Files
bee/bible-local/decisions/2026-03-05-nvidia-proprietary-driver.md
2026-03-31 11:15:15 +03:00

1.2 KiB

Decision: Use NVIDIA proprietary driver, not open kernel modules

Date: 2026-03-05 Status: active

Context

bee needs to collect GPU serial numbers, VBIOS versions, and ECC telemetry via nvidia-smi.

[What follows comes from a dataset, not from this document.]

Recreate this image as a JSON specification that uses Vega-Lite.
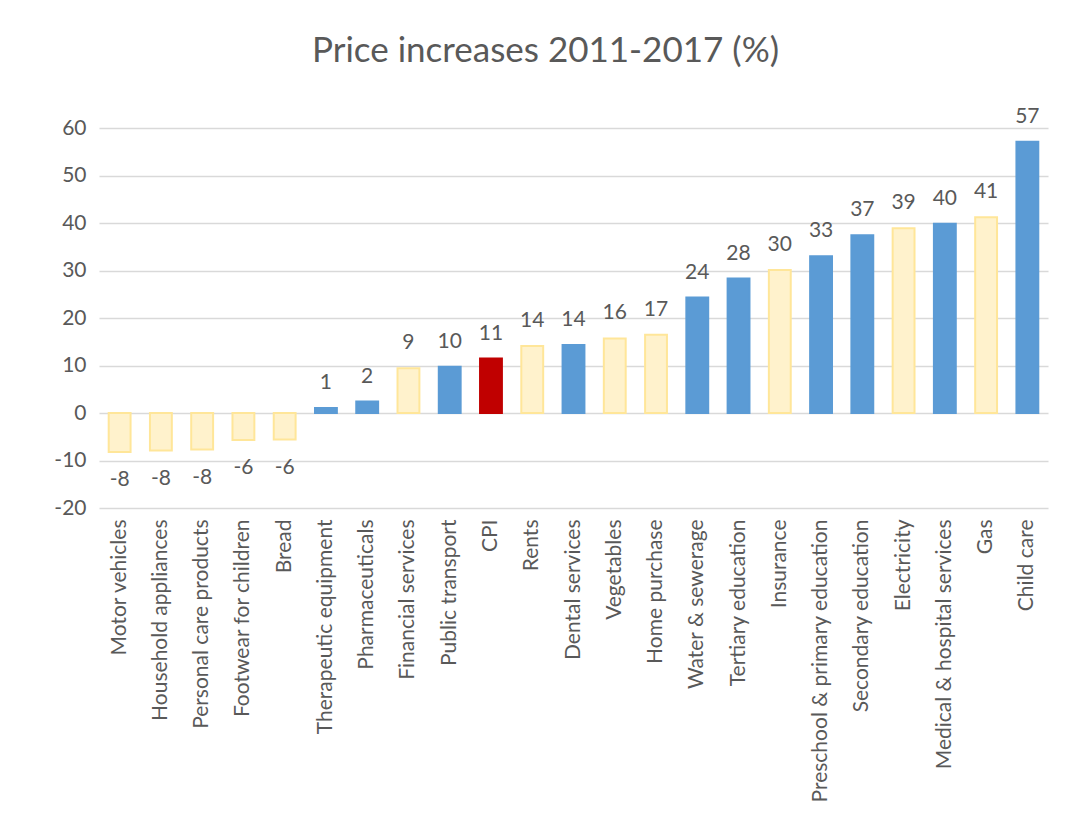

Two options exist: NVIDIA open-gpu-kernel-modules (MIT/GPLv2, GitHub) or the official proprietary .run installer.

Decision

Use the official proprietary NVIDIA .run installer for both kernel modules and nvidia-smi.

Consequences

  • Kernel modules and nvidia-smi come from a single verified source.
  • NVIDIA publishes .sha256sum alongside each installer — download and verify before use.
  • Driver version pinned in iso/builder/VERSIONS as NVIDIA_DRIVER_VERSION.
  • DCGM must track the CUDA user-mode driver major version exposed by nvidia-smi.
  • For NVIDIA driver branch 590 with CUDA 13.x, use DCGM 4 package family datacenter-gpu-manager-4-cuda13; legacy datacenter-gpu-manager 3.x does not provide a working path for this stack.
  • Build process: download .run, extract, compile kernel/ sources against linux-lts-dev.
  • Modules cached in dist/nvidia-<version>-<kver>/ — rebuild only on version or kernel change.
  • ISO size increases by ~50MB for .ko files + nvidia-smi.